The Anatomy of a High-CTR Meta Description

Strong meta descriptions share several traits. They include the primary keyword early so it bolds when matched, signaling relevance to scanning users. They speak directly to the reader using "you" and "your." They communicate a clear benefit or outcome, not just a topic. They preview the unique angle of the article, what makes this result different from the others on the page. They use action-oriented verbs and numbers where appropriate to add specificity. They often include a soft call to action like "learn," "discover," or "see how." Most importantly, they stay within roughly 150 to 160 characters so the snippet does not get truncated on desktop, while remaining readable on mobile where space is even tighter.

Common Meta Description Mistakes to Avoid

Several recurring mistakes quietly destroy CTR. Auto-generating descriptions from the first paragraph of every page leaves snippets that sound generic and unfocused. Stuffing keywords without natural flow makes descriptions feel robotic and reduces clicks. Duplicating the same meta description across multiple pages teaches Google to ignore them entirely. Writing descriptions that overpromise and underdeliver hurts both bounce rate and brand trust. Ignoring search intent, for instance writing an informational description for a transactional query, sends the wrong signal to the wrong audience. Avoiding these mistakes is often easier than crafting brilliant descriptions, and the impact on traffic can still be significant.

How to Audit and Improve Your Meta Descriptions

Start with Google Search Console. Identify pages that rank in positions four through ten with below-average CTR for their position. These are usually the fastest wins, because the ranking is already there, only the snippet is letting you down. Read the current title and description side by side with the top three competitors and ask honestly which one a busy searcher would click. Rewrite the description to lead with the user's intent, include the keyword naturally, communicate a clear benefit, and end with a soft call to action. Push the change live and re-check CTR after two to four weeks. Repeat across dozens of pages and you will often see double-digit increases in clicks without changing rankings at all. Meta descriptions are one of the rare SEO tactics where the work-to-result ratio is genuinely small.

Frequently Asked Questions

What is the ideal length for a meta description?

Aim for 150 to 160 characters.

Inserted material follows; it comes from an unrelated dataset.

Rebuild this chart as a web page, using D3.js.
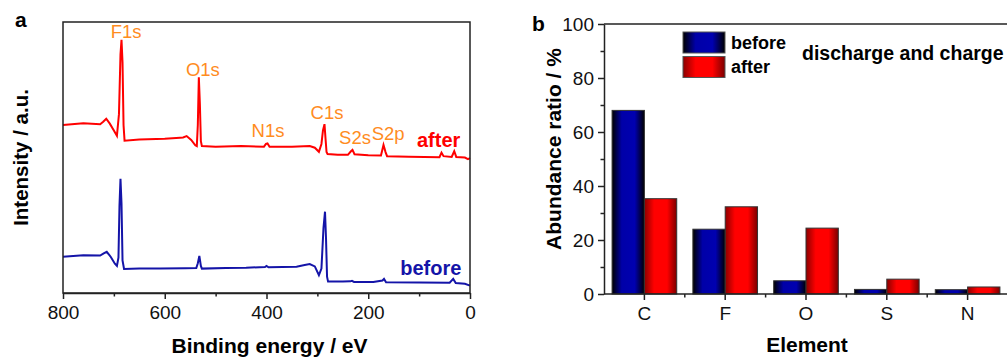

Going longer risks truncation in search results, while going much shorter wastes valuable persuasion space. Mobile snippets are tighter, so front-load the most important words.

Do meta descriptions affect SEO rankings directly?

Not directly, but they strongly influence click-through rate, which is an indirect ranking signal. Better CTR on the same position often leads to higher rankings over time as Google sees increased relevance.

Why does Google sometimes rewrite my meta description?

Google rewrites snippets when it believes another portion of the page better matches the user's query. Writing intent-focused, query-aligned descriptions reduces rewrites and gives you more control over how your page appears.

Should every page have a unique meta description?

Yes. Unique descriptions tailored to each page's content and search intent improve relevance, click-through rate, and the chance that Google uses your version instead of generating its own.

Can I use the same meta description for similar product pages?

It is strongly discouraged. Even small variations highlighting unique features, sizes, or use cases help each page rank and convert better than identical snippets repeated across the catalog.

Conclusion

Meta descriptions may be small, but their leverage on traffic, click-through rate, and indirectly on rankings is enormous. By writing snippets that speak directly to the reader, communicate a clear benefit, and align with the search intent behind the query, you can turn existing rankings into significantly more clicks without spending a dollar on ads. Audit your top opportunity pages, rewrite descriptions that underperform, and track the results. Done consistently, this small habit becomes one of the most reliable and cost-effective ways to grow organic traffic year after year.